Another key change to the scholarship structure: All sports will be considered “equivalency sports,” meaning partial scholarships can be distributed to players. Football, basketball and other sports are currently considered “head-count sports,” which required players on scholarship to receive a full grant. “In football, you will be able to put a kid on a 50% scholarship,” Bjork said. “You can’t do that now.”
Some leagues are already gearing up for specific revenue-sharing distribution amounts. In a story published last week from SEC media days, the conference’s coaches expected to share anywhere from $12-17 million with football players in the new revenue model, or about 70-75% of the cash allowable to be distributed.
However, the cost will rise significantly.
“Something overshadowed is this money goes up,” Bjork said. “Right now, we’re talking $21.5 million, but the second year, it goes up to $24 million and then it goes up, like, $1 million a year. We keep using a $22 million number, but we should really be talking $24-25 million.”
It’s true. But it’s also complicated.
The annual revenue-sharing cap is 22% of an average of power school athletic department revenue streams. The exact figure will remain uncertain until revenues from the 2024-25 academic year are uncovered, plaintiff attorneys told Yahoo Sports.
However, schools are anticipating that number to be, as Bjork noted, around $21.5 million in the first year of the system next fall. The number will, indeed, rise based on built-in increases as well as extreme revenue shifts, such as the addition of new College Football Playoff revenues starting in 2026. The cap can be reduced by as much as $5 million for schools that add scholarships and offer Alston-related payments.
One of the goals of the new revenue-sharing model is to shift payments to athletes from the booster-led collectives to the school directly.
While Bjork and Day meandered around media day Tuesday, Petitti expressed faith in the new model’s enforcement system. College leaders contend that the settlement-related injunctive relief grants them the ability to continue their near century-old fight to prevent performance-based pay for athletes through boosters. The settlement prohibits recruits or current athletes from entering into any arrangement with a booster unless the deal can be expressly proven as a genuine agreement for use of the player’s likeness.
“The settlement gives us the right to enforce against third-party pay-for-play,” Petitti said. “It’s incumbent on us to build a system that is fair for student-athletes to evaluate NIL deals, and I think there’s an opportunity to do that. It has to be built.”
The system is expected to include a clearinghouse to vet third-party NIL deals and a neutral arbiter — not the NCAA — to rule on any potential violations. Could this arbiter hold subpoena power? Petitti is unsure, but it’s possible.
Whether a third-party arbiter, the NCAA or a clearinghouse can slow booster-backed payments remains a massive question mark.

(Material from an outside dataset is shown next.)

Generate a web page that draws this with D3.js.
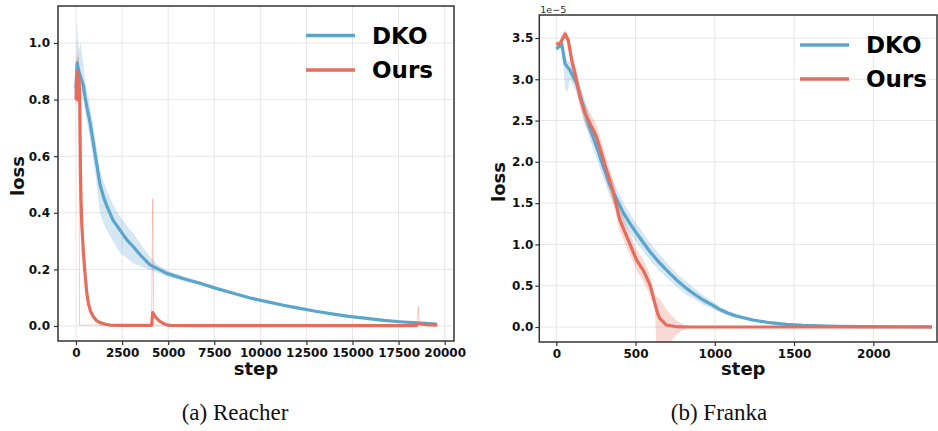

“If it’s a third party, that’d be great because (NCAA) enforcement has had a lot of challenges across the board,” Day said. “That would be the best way to do it.”
Meanwhile, Day is hot on the trail recruiting for the 2025 signing class — the first group of freshmen to receive direct revenue sharing from their school. With little answers, coaches and administrators — even from the country’s richest athletic department — are purposely vague with recruits.
“We’re telling them there’s going to be three buckets: traditional financial aid, revenue sharing, and the name, image and likeness (NIL) category,” Bjork said. “What the NIL ecosystem looks like in the future is still to be determined, but those are basically the three categories of how you will receive (compensation). What those numbers are and what that looks like … no one can provide any clarity on right now.”